§ **SET TASK**:
Copy the listing below in full and skip every picture.

§ **INFORMATION SHOWN**:
_____

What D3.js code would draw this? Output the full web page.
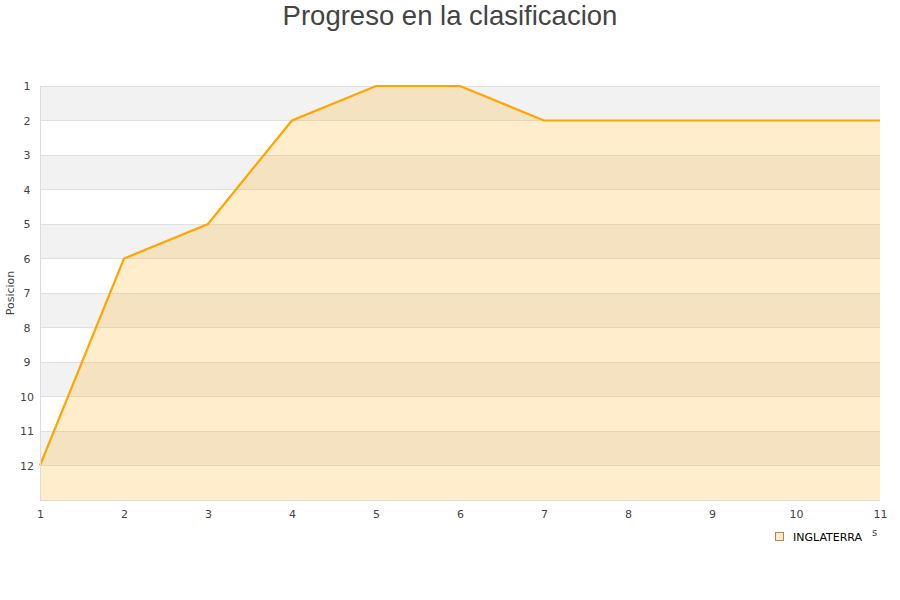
<!DOCTYPE html>
<html><head><meta charset="utf-8">
<script src="https://cdn.jsdelivr.net/npm/d3@7"></script>
<style>body{margin:0;background:#fff}</style>
</head><body>
<svg id="c" width="900" height="600"></svg>
<script>
const jornadas = [1,2,3,4,5,6,7,8,9,10,11];
const posiciones = [12,6,5,2,1,1,2,2,2,2,2];
const yTicks = [1,2,3,4,5,6,7,8,9,10,11,12];
const serieNombre = "INGLATERRA";
const titulo = "Progreso en la clasificacion";
const yTitulo = "Posicion";

const svg = d3.select("#c");
const m = {l:40, r:20, t:86, b:100};
const W = 900, H = 600;
const x = d3.scaleLinear().domain([1,11]).range([m.l, W-m.r]);
const y = d3.scaleLinear().domain([1,13]).range([m.t, H-m.b]);

const g = svg.append("g");
yTicks.filter(v => v % 2 === 1).forEach(v => {
  g.append("rect").attr("x", x(1)).attr("width", x(11)-x(1))
    .attr("y", y(v)).attr("height", y(v+1)-y(v)).attr("fill", "#f2f2f2");
});
yTicks.forEach(v => {
  g.append("line").attr("x1", x(1)).attr("x2", x(11)).attr("y1", y(v)).attr("y2", y(v))
    .attr("stroke", "#e0e0e0").attr("stroke-width", 1).attr("shape-rendering","crispEdges");
});

const data = jornadas.map((j,i)=>({j, p: posiciones[i]}));
const area = d3.area().x(d=>x(d.j)).y0(y(13)).y1(d=>y(d.p));
svg.append("path").datum(data).attr("d", area).attr("fill", "#ffa500").attr("fill-opacity", 0.2);
const line = d3.line().x(d=>x(d.j)).y(d=>y(d.p));
svg.append("path").datum(data).attr("d", line).attr("fill","none").attr("stroke","#ffa500").attr("stroke-width",2.2);

svg.append("line").attr("x1", x(1)+0.5).attr("x2", x(1)+0.5).attr("y1", y(1)).attr("y2", y(13)).attr("stroke","#dcdcdc");
svg.append("line").attr("x1", x(1)).attr("x2", x(11)).attr("y1", y(13)+0.5).attr("y2", y(13)+0.5).attr("stroke","#dcdcdc");

const yAxis = d3.axisLeft(y).tickValues(yTicks).tickSize(0).tickPadding(9);
const ya = svg.append("g").attr("transform", `translate(${m.l},0)`).call(yAxis);
ya.select(".domain").remove();
ya.selectAll("text").attr("font-family","DejaVu Sans").attr("font-size",11).attr("fill","#444").attr("text-anchor","middle").attr("x",-13);

const xAxis = d3.axisBottom(x).tickValues(jornadas).tickSize(0).tickPadding(10).tickFormat(d3.format("d"));
const xa = svg.append("g").attr("transform", `translate(0,${y(13)})`).call(xAxis);
xa.select(".domain").remove();
xa.selectAll("text").attr("font-family","DejaVu Sans").attr("font-size",11).attr("fill","#444");

svg.append("text").attr("x", 450).attr("y", 25).attr("text-anchor","middle")
  .attr("font-family","Liberation Sans, Arial, sans-serif").attr("font-size",27.5).attr("fill","#444").text(titulo);
svg.append("text").attr("transform","translate(14,293) rotate(-90)").attr("text-anchor","middle")
  .attr("font-family","DejaVu Sans").attr("font-size",11).attr("fill","#444").text(yTitulo);

svg.append("rect").attr("x",775.5).attr("y",532.5).attr("width",8).attr("height",8)
  .attr("fill","#ffebcc").attr("stroke","#b08850").attr("stroke-width",1);
svg.append("text").attr("x",793).attr("y",541).attr("font-family","DejaVu Sans").attr("font-size",11).attr("fill","#000").text(serieNombre);
svg.append("text").attr("x",872).attr("y",536).attr("font-family","DejaVu Sans").attr("font-size",10).attr("fill","#444").text("s");
</script>
</body></html>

_____

§ **OUTPUT**:
What D3.js code would draw this? Output the full web page.
<!DOCTYPE html>
<html><head><meta charset="utf-8">
<script src="https://cdn.jsdelivr.net/npm/d3@7"></script>
<style>body{margin:0;background:#fff}</style>
</head><body>
<svg id="c" width="900" height="600"></svg>
<script>
const jornadas = [1,2,3,4,5,6,7,8,9,10,11];
const posiciones = [12,6,5,2,1,1,2,2,2,2,2];
const yTicks = [1,2,3,4,5,6,7,8,9,10,11,12];
const serieNombre = "INGLATERRA";
const titulo = "Progreso en la clasificacion";
const yTitulo = "Posicion";

const svg = d3.select("#c");
const m = {l:40, r:20, t:86, b:100};
const W = 900, H = 600;
const x = d3.scaleLinear().domain([1,11]).range([m.l, W-m.r]);
const y = d3.scaleLinear().domain([1,13]).range([m.t, H-m.b]);

const g = svg.append("g");
yTicks.filter(v => v % 2 === 1).forEach(v => {
  g.append("rect").attr("x", x(1)).attr("width", x(11)-x(1))
    .attr("y", y(v)).attr("height", y(v+1)-y(v)).attr("fill", "#f2f2f2");
});
yTicks.forEach(v => {
  g.append("line").attr("x1", x(1)).attr("x2", x(11)).attr("y1", y(v)).attr("y2", y(v))
    .attr("stroke", "#e0e0e0").attr("stroke-width", 1).attr("shape-rendering","crispEdges");
});

const data = jornadas.map((j,i)=>({j, p: posiciones[i]}));
const area = d3.area().x(d=>x(d.j)).y0(y(13)).y1(d=>y(d.p));
svg.append("path").datum(data).attr("d", area).attr("fill", "#ffa500").attr("fill-opacity", 0.2);
const line = d3.line().x(d=>x(d.j)).y(d=>y(d.p));
svg.append("path").datum(data).attr("d", line).attr("fill","none").attr("stroke","#ffa500").attr("stroke-width",2.2);

svg.append("line").attr("x1", x(1)+0.5).attr("x2", x(1)+0.5).attr("y1", y(1)).attr("y2", y(13)).attr("stroke","#dcdcdc");
svg.append("line").attr("x1", x(1)).attr("x2", x(11)).attr("y1", y(13)+0.5).attr("y2", y(13)+0.5).attr("stroke","#dcdcdc");

const yAxis = d3.axisLeft(y).tickValues(yTicks).tickSize(0).tickPadding(9);
const ya = svg.append("g").attr("transform", `translate(${m.l},0)`).call(yAxis);
ya.select(".domain").remove();
ya.selectAll("text").attr("font-family","DejaVu Sans").attr("font-size",11).attr("fill","#444").attr("text-anchor","middle").attr("x",-13);

const xAxis = d3.axisBottom(x).tickValues(jornadas).tickSize(0).tickPadding(10).tickFormat(d3.format("d"));
const xa = svg.append("g").attr("transform", `translate(0,${y(13)})`).call(xAxis);
xa.select(".domain").remove();
xa.selectAll("text").attr("font-family","DejaVu Sans").attr("font-size",11).attr("fill","#444");

svg.append("text").attr("x", 450).attr("y", 25).attr("text-anchor","middle")
  .attr("font-family","Liberation Sans, Arial, sans-serif").attr("font-size",27.5).attr("fill","#444").text(titulo);
svg.append("text").attr("transform","translate(14,293) rotate(-90)").attr("text-anchor","middle")
  .attr("font-family","DejaVu Sans").attr("font-size",11).attr("fill","#444").text(yTitulo);

svg.append("rect").attr("x",775.5).attr("y",532.5).attr("width",8).attr("height",8)
  .attr("fill","#ffebcc").attr("stroke","#b08850").attr("stroke-width",1);
svg.append("text").attr("x",793).attr("y",541).attr("font-family","DejaVu Sans").attr("font-size",11).attr("fill","#000").text(serieNombre);
svg.append("text").attr("x",872).attr("y",536).attr("font-family","DejaVu Sans").attr("font-size",10).attr("fill","#444").text("s");
</script>
</body></html>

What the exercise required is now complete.